China Sentences Falun Gong Members

The Associated Press, November 12, 1999
By Renee Schoof

BEIJING (AP) - A leading member of the Falun Gong sect was sentenced today to 12 years in prison, and three others received lesser sentences, in the first trial for what China's government calls an "evil cult."

Similar trials appear to await dozens and possibly hundreds of other Falun Gong practitioners who have been rounded up since communist authorities began cracking down on the multimillion-member group in July.

Song Yuesheng was convicted by a court in the southern island province of Hainan of "using an evil cult to obstruct the law," said Fu Yu, a provincial government spokeswoman.

Also convicted were Jiang Shilong, who was sentenced to seven years in prison; Chen Yuan, who was sentenced to three years, and Liang Yulin, who was sentenced to two, the spokeswoman said.

She said Song also was convicted of illegal organizing and attempted escape.

The trial at the Haikou Intermediate People's Court lasted seven hours, court officials said.

The trial came two weeks after China's national legislature approved harsher punishments of cult members. The prosecutor's agency then issued a directive to speed up indictments of some key Falun Gong members.

Song and his fellow defendants were accused of organizing a gathering of 183 Falun Gong members on Aug. 8 in Hainan, state media have reported.

The government alleges Falun Gong members staged several hundred such illegal gatherings. In addition, police recently have detained hundreds of Falun Gong believers who tried to appeal to government officials in Beijing.

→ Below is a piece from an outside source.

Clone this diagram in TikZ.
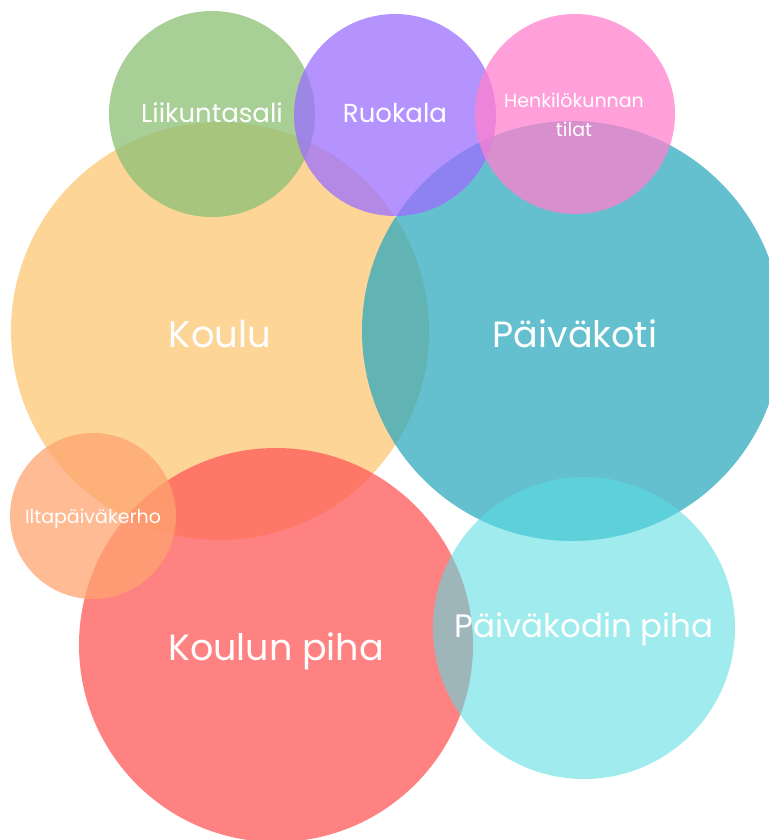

Only the top state news media - China Central Television and the Xinhua News Agency - were allowed to cover the trial in Hainan, according to a court official who gave his name as Mr. Chen. Local government media were barred.

Falun Gong is an exercise and meditation movement that was popular throughout China.

Founded in 1992 by Li Hongzhi, a former government clerk now living in New York, Falun Gong combines slow-motion exercises and ideas drawn from Buddhism, Taoism and Li's own theories.